Sep 18, 2009 9:32 AM Bryan Moore Bryan Moore  says:

It sounds like the terms "Best Practices" and "Innovation" need to be better defined.  My opinion is that both are important and need to exist. But like anything else, they need to remain in their place.  For instance, consider the senario below:

'I need to travel to and from work every day.  Right now, I have two options for doing so.  I can walk or ride a bicycle.  I decide to ride my bicycle because it is faster than walking.  However, my work is 20miles away so after the first day of riding my bike, I realize that I need an even faster way to get there.  So, I will try to use my "Innovation" to invent a motor vehicle, but until I figure out how to make a motor vehicle I will use my "Best Practice" of riding a bicycle.' 

Granted, this is a very simplified example, but you get the idea.  As you can see, it is neccesary to come up with a standard (or "Best Practice") first and then once you see where you can improve, you use "Innovation" to figure out how you can do better. 

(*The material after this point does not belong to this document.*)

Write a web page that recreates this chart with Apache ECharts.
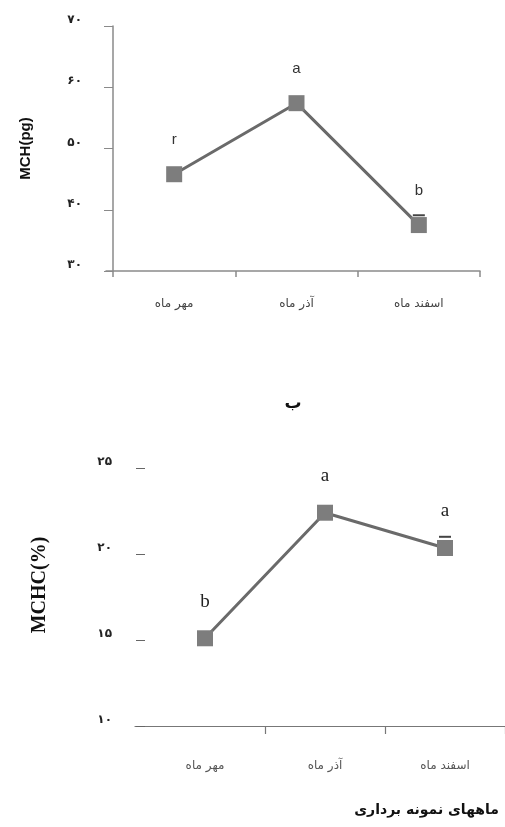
<!DOCTYPE html>
<html>
<head>
<meta charset="utf-8">
<script src="https://cdn.jsdelivr.net/npm/echarts@6/dist/echarts.min.js"></script>
<style>html,body{margin:0;padding:0;background:#fff}#c{width:505px;height:827px}</style>
</head>
<body>
<div id="c"></div>
<script>
// ---- data ----
const categories = ['مهر ماه', 'آذر ماه', 'اسفند ماه'];
const mchValues = [45.8, 57.4, 37.5];
const mchErr = [0.8, 0.8, 1.6];
const mchLetters = ['r', 'a', 'b'];
const mchcValues = [15.1, 22.4, 20.35];
const mchcErr = [0.3, 0.3, 0.65];
const mchcLetters = ['b', 'a', 'a'];
const mchTicks = ['۳۰', '۴۰', '۵۰', '۶۰', '۷۰'];
const mchcTicks = ['۱۰', '۱۵', '۲۰', '۲۵'];
const panelTitle = 'ب';
const xTitle = 'ماههای نمونه برداری';

const chart = echarts.init(document.getElementById('c'));
const axisGray = '#8a8a8a';
const lineColor = '#6a6a6a';
const markerColor = '#7d7d7d';

function errSeries(xi, yi, vals, errs) {
  return {
    type: 'custom', xAxisIndex: xi, yAxisIndex: yi, z: 1, silent: true,
    data: vals.map((v, i) => [i, v + errs[i]]),
    renderItem: function (params, api) {
      const p = api.coord([api.value(0), api.value(1)]);
      return { type: 'line', shape: { x1: p[0] - 6, y1: p[1], x2: p[0] + 6, y2: p[1] },
               style: { stroke: '#444', lineWidth: 2 } };
    }
  };
}

const option = {
  animation: false,
  backgroundColor: '#fff',
  grid: [
    { left: 113, right: 25, top: 26, height: 245 },
    { left: 145, right: -3, top: 468, height: 258 },
    { left: 106, right: 25, top: 26, height: 245 },
    { left: 135, right: 0, top: 468, height: 258 }
  ],
  xAxis: [
    { type: 'category', gridIndex: 0, data: categories, boundaryGap: true,
      axisLine: { show: false },
      axisTick: { show: true, length: 6, lineStyle: { color: axisGray, width: 1.5 } },
      axisLabel: { margin: 27, fontSize: 12, color: '#444', fontFamily: 'DejaVu Sans' } },
    { type: 'category', gridIndex: 1, data: categories, boundaryGap: true,
      axisLine: { show: false },
      axisTick: { show: true, length: 8, interval: (i) => i !== 0, lineStyle: { color: '#777', width: 1.2 } },
      axisLabel: { margin: 34, fontSize: 12, color: '#555', fontFamily: 'DejaVu Sans' } },
    { type: 'value', gridIndex: 2, min: 0, max: 1, show: true,
      axisLine: { show: true, lineStyle: { color: axisGray, width: 1.5 } },
      axisTick: { show: false }, axisLabel: { show: false }, splitLine: { show: false } },
    { type: 'value', gridIndex: 3, min: 0, max: 1, show: true,
      axisLine: { show: true, lineStyle: { color: '#777', width: 1.2 } },
      axisTick: { show: false }, axisLabel: { show: false }, splitLine: { show: false } }
  ],
  yAxis: [
    { type: 'value', gridIndex: 0, min: 30, max: 70, interval: 10,
      name: 'MCH(pg)', nameLocation: 'middle', nameRotate: 90, nameGap: 80,
      nameTextStyle: { fontFamily: 'Liberation Sans', fontWeight: 'bold', fontSize: 15, color: '#111' },
      axisLine: { show: true, lineStyle: { color: axisGray, width: 1.5 } },
      axisTick: { show: true, length: 9, lineStyle: { color: axisGray, width: 1 } },
      splitLine: { show: false },
      axisLabel: { margin: 31, fontSize: 12, fontWeight: 'bold', color: '#222', verticalAlign: 'bottom',
        fontFamily: 'DejaVu Sans', formatter: v => mchTicks[Math.round((v - 30) / 10)] } },
    { type: 'value', gridIndex: 1, min: 10, max: 25, interval: 5,
      axisLine: { show: false },
      axisTick: { show: true, length: 9, lineStyle: { color: '#666', width: 1 } },
      splitLine: { show: false },
      axisLabel: { margin: 33, fontSize: 12, fontWeight: 'bold', color: '#222', verticalAlign: 'bottom',
        fontFamily: 'DejaVu Sans', formatter: v => mchcTicks[Math.round((v - 10) / 5)] } },
    { type: 'value', gridIndex: 2, show: false, min: 0, max: 1 },
    { type: 'value', gridIndex: 3, show: false, min: 0, max: 1 }
  ],
  graphic: [
    { type: 'text', x: 293, y: 404,
      style: { text: panelTitle, fontSize: 17, fontWeight: 'bold', fill: '#111', fontFamily: 'DejaVu Sans', align: 'center', verticalAlign: 'middle' } },
    { type: 'text', x: 40, y: 585, rotation: Math.PI / 2,
      style: { text: 'MCHC(%)', fontFamily: 'Liberation Serif', fontWeight: 'bold', fontSize: 20, fill: '#111', align: 'center', verticalAlign: 'middle' } },
    { type: 'text', right: 6, top: 803, style: { text: xTitle, fontSize: 14, fontWeight: 'bold', fill: '#111', fontFamily: 'DejaVu Sans' } }
  ],
  series: [
    { type: 'line', xAxisIndex: 0, yAxisIndex: 0, data: mchValues, z: 3,
      symbol: 'rect', symbolSize: 16,
      lineStyle: { color: lineColor, width: 3 },
      itemStyle: { color: markerColor },
      label: { show: true, position: 'top', distance: 19, fontSize: 15, color: '#333', fontFamily: 'Liberation Sans',
        formatter: p => mchLetters[p.dataIndex] } },
    errSeries(0, 0, mchValues, mchErr),
    { type: 'line', xAxisIndex: 1, yAxisIndex: 1, data: mchcValues, z: 3,
      symbol: 'rect', symbolSize: 16,
      lineStyle: { color: lineColor, width: 3 },
      itemStyle: { color: markerColor },
      label: { show: true, position: 'top', distance: 19, fontSize: 19, color: '#222', fontFamily: 'Liberation Serif',
        formatter: p => mchcLetters[p.dataIndex] } },
    errSeries(1, 1, mchcValues, mchcErr)
  ]
};
chart.setOption(option);
</script>
</body>
</html>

Then if we look at this subject in an even broader sense, we can see that in life, some people tend to live on the edge and do things differently all the time and never stick to a best practice.  These people get in to trouble sometimes by wasting alot of time on doing things the wrong way.  However, there are also those who get comfortable and never change the way they do things.  These folks get in to trouble because they could be saving time if they would just be willing to be a bit more "innovative".  What we need to strive for is a balance between the two.  "Innovate where it makes sense, and perform a "Best Practice" where it makes sense. 

Sep 19, 2009 9:06 AM Greg Martin Greg Martin  says: in response to Bryan Moore

Well I sort of agree but I think that within 'Best' Practice there has to be room to innovate or (almost by definition) there is a practice that is better!

Sep 21, 2009 6:19 PM Bryan Moore Bryan Moore  says: in response to Greg Martin

Yes, I agree.  That was basically my point, but you said it better. So, thank you!